**Task to complete**
Make an exact copy of the lines, leaving the pictures out.
[START OF Recorded information]
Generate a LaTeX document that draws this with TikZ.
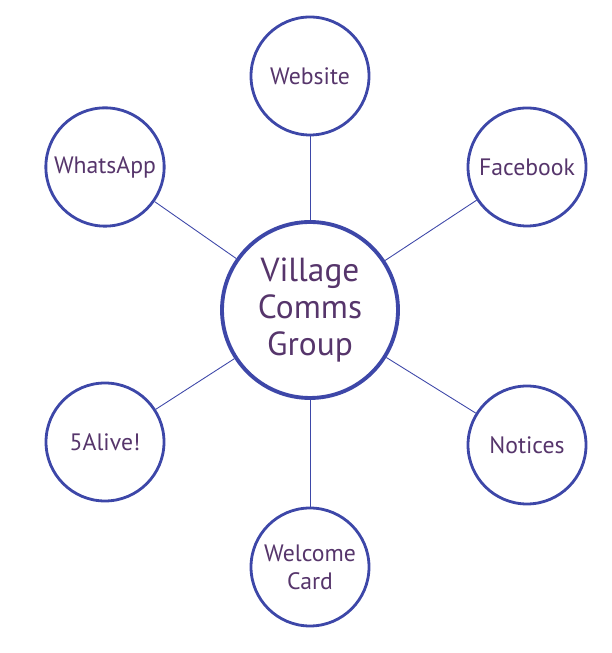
\documentclass[tikz,border=0pt]{standalone}
\usepackage{fontspec}
\setmainfont{PT Sans}
\usepackage{xcolor}
\definecolor{ring}{HTML}{3D47A8}
\definecolor{ink}{HTML}{56356B}

\begin{document}
\begin{tikzpicture}[
    hub/.style={circle,draw=ring,line width=2.2pt,minimum size=3.52cm,text=ink,font=\fontsize{19}{21}\selectfont,align=center},
    spoke/.style={circle,draw=ring,line width=1.6pt,minimum size=2.36cm,text=ink,font=\fontsize{13.5}{16}\selectfont,align=center},
    link/.style={draw=ring,line width=0.5pt}
]
            \useasboundingbox (0,0) rectangle (12.22,13.06);

            \node[hub] (group) at (6.2, 6.86) {Village\\Comms\\Group};

            \node[spoke] (web) at (6.2, 11.54) {Website};
            \node[spoke] (whats) at (2.1, 9.72) {WhatsApp};
            \node[spoke] (face) at (10.54, 9.72) {Facebook};
            \node[spoke] (alive) at (2.1, 4.22) {5Alive!};
            \node[spoke] (notice) at (10.54, 4.16) {Notices};
            \node[spoke] (card) at (6.2, 1.72) {Welcome\\Card};

            \draw[link] (group) -- (web);
            \draw[link] (group) -- (whats);
            \draw[link] (group) -- (face);
            \draw[link] (group) -- (alive);
            \draw[link] (group) -- (notice);
            \draw[link] (group) -- (card);
        \end{tikzpicture}
\end{document}
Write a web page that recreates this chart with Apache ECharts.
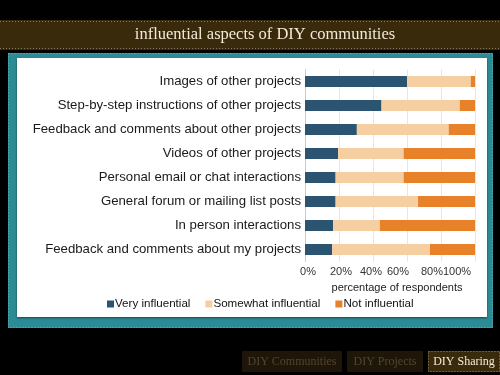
<!DOCTYPE html>
<html>
<head>
<meta charset="utf-8">
<script src="https://cdn.jsdelivr.net/npm/echarts@6/dist/echarts.min.js"></script>
<style>html,body{margin:0;padding:0;background:#000;}#c{width:500px;height:375px;}</style>
</head>
<body>
<div id="c"></div>
<script>
const categories = [
  "Images of other projects",
  "Step-by-step instructions of other projects",
  "Feedback and comments about other projects",
  "Videos of other projects",
  "Personal email or chat interactions",
  "General forum or mailing list posts",
  "In person interactions",
  "Feedback and comments about my projects"
];
const veryInfluential = [60, 45, 30.5, 19.5, 18, 18, 16.5, 16];
const somewhatInfluential = [37.5, 46, 54, 38.5, 40, 48.5, 27.5, 57.5];
const notInfluential = [2.5, 9, 15.5, 42, 42, 33.5, 56, 26.5];
const tickLabels = ["0%", "20%", "40%", "60%", "80%", "100%"];
const seriesNames = ["Very influential", "Somewhat influential", "Not influential"];
const navItems = ["DIY Communities", "DIY Projects", "DIY Sharing"];

const chart = echarts.init(document.getElementById('c'), null, {renderer: 'canvas'});
const serif = "'Liberation Serif', 'DejaVu Serif', serif";
const sans = "'Liberation Sans', Arial, sans-serif";

const graphics = [
  {type:'rect', shape:{x:0,y:20,width:500,height:30}, style:{fill:'#3a2a0c'}, z:-10},
  {type:'line', shape:{x1:0,y1:21.5,x2:500,y2:21.5}, style:{stroke:'#8a7a5a', lineWidth:1, lineDash:[1,2]}, z:-9},
  {type:'line', shape:{x1:0,y1:48.5,x2:500,y2:48.5}, style:{stroke:'#8a7a5a', lineWidth:1, lineDash:[1,2]}, z:-9},
  {type:'text', x:265, y:35, style:{text:'influential aspects of DIY communities', fill:'#f3ead8', font:'16.5px ' + serif, align:'center', verticalAlign:'middle'}, z:-8},
  {type:'rect', shape:{x:8,y:53,width:485,height:275}, style:{fill:'#2b8c96'}, z:-10},
  {type:'rect', shape:{x:8.5,y:53.5,width:484,height:274}, style:{fill:'none', stroke:'#6fb8bf', lineWidth:1, lineDash:[1,2]}, z:-9},
  {type:'rect', shape:{x:17,y:58,width:470,height:259}, style:{fill:'#ffffff', shadowColor:'rgba(0,0,0,0.5)', shadowBlur:2, shadowOffsetY:1}, z:-8}
];
const navBoxes = [[242,100,'#1e1608','#54462e'],[347,76,'#1e1608','#54462e'],[428,72,'#3a2a0c','#f3ead8']];
navItems.forEach((t,i)=>{
  const b = navBoxes[i];
  graphics.push({type:'rect', shape:{x:b[0],y:351,width:b[1],height:21}, style:{fill:b[2]}, z:-10});
  if(i===2){
    graphics.push({type:'rect', shape:{x:b[0]+0.5,y:351.5,width:b[1]-1,height:20}, style:{fill:'none',stroke:'#a08a60',lineWidth:1,lineDash:[1,2]}, z:-9});
  }
  graphics.push({type:'text', x:b[0]+b[1]/2, y:361.5, style:{text:t, fill:b[3], font:'12px ' + serif, align:'center', verticalAlign:'middle'}, z:-8});
});

const colors = ['#2b5470', '#f5cfa2', '#e8822a'];
const data = [veryInfluential, somewhatInfluential, notInfluential];
// per-label nudges reproducing the reference's label placement
const labelRich = {
  t0: {padding:[0,0,0,6]},
  t1: {padding:[0,0,0,4]},
  t2: {padding:[0,4,0,0]},
  t3: {padding:[0,18,0,0]},
  t4: {padding:[0,18,0,0]},
  t5: {padding:[0,36,0,0]}
};
Object.values(labelRich).forEach(r => { r.color = '#333'; r.fontSize = 11; r.fontFamily = sans; });
// two overlaid axes share the scale: one shows even ticks, the other odd ticks
const fmt = (parity) => (v) => {
  const k = Math.round(v / 20);
  return (k % 2 === parity) ? '{t' + k + '|' + tickLabels[k] + '}' : '';
};
const baseX = {
  type: 'value', min: 0, max: 100, interval: 20, gridIndex: 0, position: 'bottom',
  axisLine: {show: false}, axisTick: {show: false}
};

chart.setOption({
  backgroundColor: '#000000',
  animation: false,
  color: colors,
  graphic: graphics,
  grid: {left: 305, right: 25, top: 69.5, bottom: 113.5, containLabel: false},
  legend: {
    data: seriesNames,
    left: 102, top: 293,
    icon: 'rect', itemWidth: 7, itemHeight: 7, itemGap: 15,
    textStyle: {color: '#111', fontSize: 11.6, fontFamily: sans, padding:[0,0,0,-4]}
  },
  xAxis: [
    Object.assign({}, baseX, {
      splitLine: {show: true, lineStyle: {color: '#e6e6e6', width: 1}},
      axisLabel: {margin: 5, showMinLabel: true, showMaxLabel: true, formatter: fmt(0), rich: labelRich},
      name: 'percentage of respondents', nameLocation: 'middle', nameGap: 13,
      nameTextStyle: {color: '#222', fontSize: 11, fontFamily: sans, padding:[0,0,0,14], verticalAlign:'top'}
    }),
    Object.assign({}, baseX, {
      splitLine: {show: false},
      axisLabel: {margin: 5, showMinLabel: true, showMaxLabel: true, formatter: fmt(1), rich: labelRich}
    })
  ],
  yAxis: {
    type: 'category', data: categories, inverse: true,
    axisLine: {show: true, lineStyle: {color: '#cccccc'}},
    axisTick: {show: false},
    axisLabel: {color: '#1a1a1a', fontSize: 13.2, fontFamily: sans, margin: 4}
  },
  series: seriesNames.map((n, i) => ({
    name: n, type: 'bar', stack: 'total', barWidth: 11, xAxisIndex: 0,
    data: data[i], itemStyle: {color: colors[i]}
  }))
});
</script>
</body>
</html>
[END OF Recorded information]
**Completed exercise**
Generate a LaTeX document that draws this with TikZ.
\documentclass[tikz,border=0pt]{standalone}
\usepackage{fontspec}
\setmainfont{PT Sans}
\usepackage{xcolor}
\definecolor{ring}{HTML}{3D47A8}
\definecolor{ink}{HTML}{56356B}

\begin{document}
\begin{tikzpicture}[
    hub/.style={circle,draw=ring,line width=2.2pt,minimum size=3.52cm,text=ink,font=\fontsize{19}{21}\selectfont,align=center},
    spoke/.style={circle,draw=ring,line width=1.6pt,minimum size=2.36cm,text=ink,font=\fontsize{13.5}{16}\selectfont,align=center},
    link/.style={draw=ring,line width=0.5pt}
]
            \useasboundingbox (0,0) rectangle (12.22,13.06);

            \node[hub] (group) at (6.2, 6.86) {Village\\Comms\\Group};

            \node[spoke] (web) at (6.2, 11.54) {Website};
            \node[spoke] (whats) at (2.1, 9.72) {WhatsApp};
            \node[spoke] (face) at (10.54, 9.72) {Facebook};
            \node[spoke] (alive) at (2.1, 4.22) {5Alive!};
            \node[spoke] (notice) at (10.54, 4.16) {Notices};
            \node[spoke] (card) at (6.2, 1.72) {Welcome\\Card};

            \draw[link] (group) -- (web);
            \draw[link] (group) -- (whats);
            \draw[link] (group) -- (face);
            \draw[link] (group) -- (alive);
            \draw[link] (group) -- (notice);
            \draw[link] (group) -- (card);
        \end{tikzpicture}
\end{document}
Write a web page that recreates this chart with Apache ECharts.
<!DOCTYPE html>
<html>
<head>
<meta charset="utf-8">
<script src="https://cdn.jsdelivr.net/npm/echarts@6/dist/echarts.min.js"></script>
<style>html,body{margin:0;padding:0;background:#000;}#c{width:500px;height:375px;}</style>
</head>
<body>
<div id="c"></div>
<script>
const categories = [
  "Images of other projects",
  "Step-by-step instructions of other projects",
  "Feedback and comments about other projects",
  "Videos of other projects",
  "Personal email or chat interactions",
  "General forum or mailing list posts",
  "In person interactions",
  "Feedback and comments about my projects"
];
const veryInfluential = [60, 45, 30.5, 19.5, 18, 18, 16.5, 16];
const somewhatInfluential = [37.5, 46, 54, 38.5, 40, 48.5, 27.5, 57.5];
const notInfluential = [2.5, 9, 15.5, 42, 42, 33.5, 56, 26.5];
const tickLabels = ["0%", "20%", "40%", "60%", "80%", "100%"];
const seriesNames = ["Very influential", "Somewhat influential", "Not influential"];
const navItems = ["DIY Communities", "DIY Projects", "DIY Sharing"];

const chart = echarts.init(document.getElementById('c'), null, {renderer: 'canvas'});
const serif = "'Liberation Serif', 'DejaVu Serif', serif";
const sans = "'Liberation Sans', Arial, sans-serif";

const graphics = [
  {type:'rect', shape:{x:0,y:20,width:500,height:30}, style:{fill:'#3a2a0c'}, z:-10},
  {type:'line', shape:{x1:0,y1:21.5,x2:500,y2:21.5}, style:{stroke:'#8a7a5a', lineWidth:1, lineDash:[1,2]}, z:-9},
  {type:'line', shape:{x1:0,y1:48.5,x2:500,y2:48.5}, style:{stroke:'#8a7a5a', lineWidth:1, lineDash:[1,2]}, z:-9},
  {type:'text', x:265, y:35, style:{text:'influential aspects of DIY communities', fill:'#f3ead8', font:'16.5px ' + serif, align:'center', verticalAlign:'middle'}, z:-8},
  {type:'rect', shape:{x:8,y:53,width:485,height:275}, style:{fill:'#2b8c96'}, z:-10},
  {type:'rect', shape:{x:8.5,y:53.5,width:484,height:274}, style:{fill:'none', stroke:'#6fb8bf', lineWidth:1, lineDash:[1,2]}, z:-9},
  {type:'rect', shape:{x:17,y:58,width:470,height:259}, style:{fill:'#ffffff', shadowColor:'rgba(0,0,0,0.5)', shadowBlur:2, shadowOffsetY:1}, z:-8}
];
const navBoxes = [[242,100,'#1e1608','#54462e'],[347,76,'#1e1608','#54462e'],[428,72,'#3a2a0c','#f3ead8']];
navItems.forEach((t,i)=>{
  const b = navBoxes[i];
  graphics.push({type:'rect', shape:{x:b[0],y:351,width:b[1],height:21}, style:{fill:b[2]}, z:-10});
  if(i===2){
    graphics.push({type:'rect', shape:{x:b[0]+0.5,y:351.5,width:b[1]-1,height:20}, style:{fill:'none',stroke:'#a08a60',lineWidth:1,lineDash:[1,2]}, z:-9});
  }
  graphics.push({type:'text', x:b[0]+b[1]/2, y:361.5, style:{text:t, fill:b[3], font:'12px ' + serif, align:'center', verticalAlign:'middle'}, z:-8});
});

const colors = ['#2b5470', '#f5cfa2', '#e8822a'];
const data = [veryInfluential, somewhatInfluential, notInfluential];
// per-label nudges reproducing the reference's label placement
const labelRich = {
  t0: {padding:[0,0,0,6]},
  t1: {padding:[0,0,0,4]},
  t2: {padding:[0,4,0,0]},
  t3: {padding:[0,18,0,0]},
  t4: {padding:[0,18,0,0]},
  t5: {padding:[0,36,0,0]}
};
Object.values(labelRich).forEach(r => { r.color = '#333'; r.fontSize = 11; r.fontFamily = sans; });
// two overlaid axes share the scale: one shows even ticks, the other odd ticks
const fmt = (parity) => (v) => {
  const k = Math.round(v / 20);
  return (k % 2 === parity) ? '{t' + k + '|' + tickLabels[k] + '}' : '';
};
const baseX = {
  type: 'value', min: 0, max: 100, interval: 20, gridIndex: 0, position: 'bottom',
  axisLine: {show: false}, axisTick: {show: false}
};

chart.setOption({
  backgroundColor: '#000000',
  animation: false,
  color: colors,
  graphic: graphics,
  grid: {left: 305, right: 25, top: 69.5, bottom: 113.5, containLabel: false},
  legend: {
    data: seriesNames,
    left: 102, top: 293,
    icon: 'rect', itemWidth: 7, itemHeight: 7, itemGap: 15,
    textStyle: {color: '#111', fontSize: 11.6, fontFamily: sans, padding:[0,0,0,-4]}
  },
  xAxis: [
    Object.assign({}, baseX, {
      splitLine: {show: true, lineStyle: {color: '#e6e6e6', width: 1}},
      axisLabel: {margin: 5, showMinLabel: true, showMaxLabel: true, formatter: fmt(0), rich: labelRich},
      name: 'percentage of respondents', nameLocation: 'middle', nameGap: 13,
      nameTextStyle: {color: '#222', fontSize: 11, fontFamily: sans, padding:[0,0,0,14], verticalAlign:'top'}
    }),
    Object.assign({}, baseX, {
      splitLine: {show: false},
      axisLabel: {margin: 5, showMinLabel: true, showMaxLabel: true, formatter: fmt(1), rich: labelRich}
    })
  ],
  yAxis: {
    type: 'category', data: categories, inverse: true,
    axisLine: {show: true, lineStyle: {color: '#cccccc'}},
    axisTick: {show: false},
    axisLabel: {color: '#1a1a1a', fontSize: 13.2, fontFamily: sans, margin: 4}
  },
  series: seriesNames.map((n, i) => ({
    name: n, type: 'bar', stack: 'total', barWidth: 11, xAxisIndex: 0,
    data: data[i], itemStyle: {color: colors[i]}
  }))
});
</script>
</body>
</html>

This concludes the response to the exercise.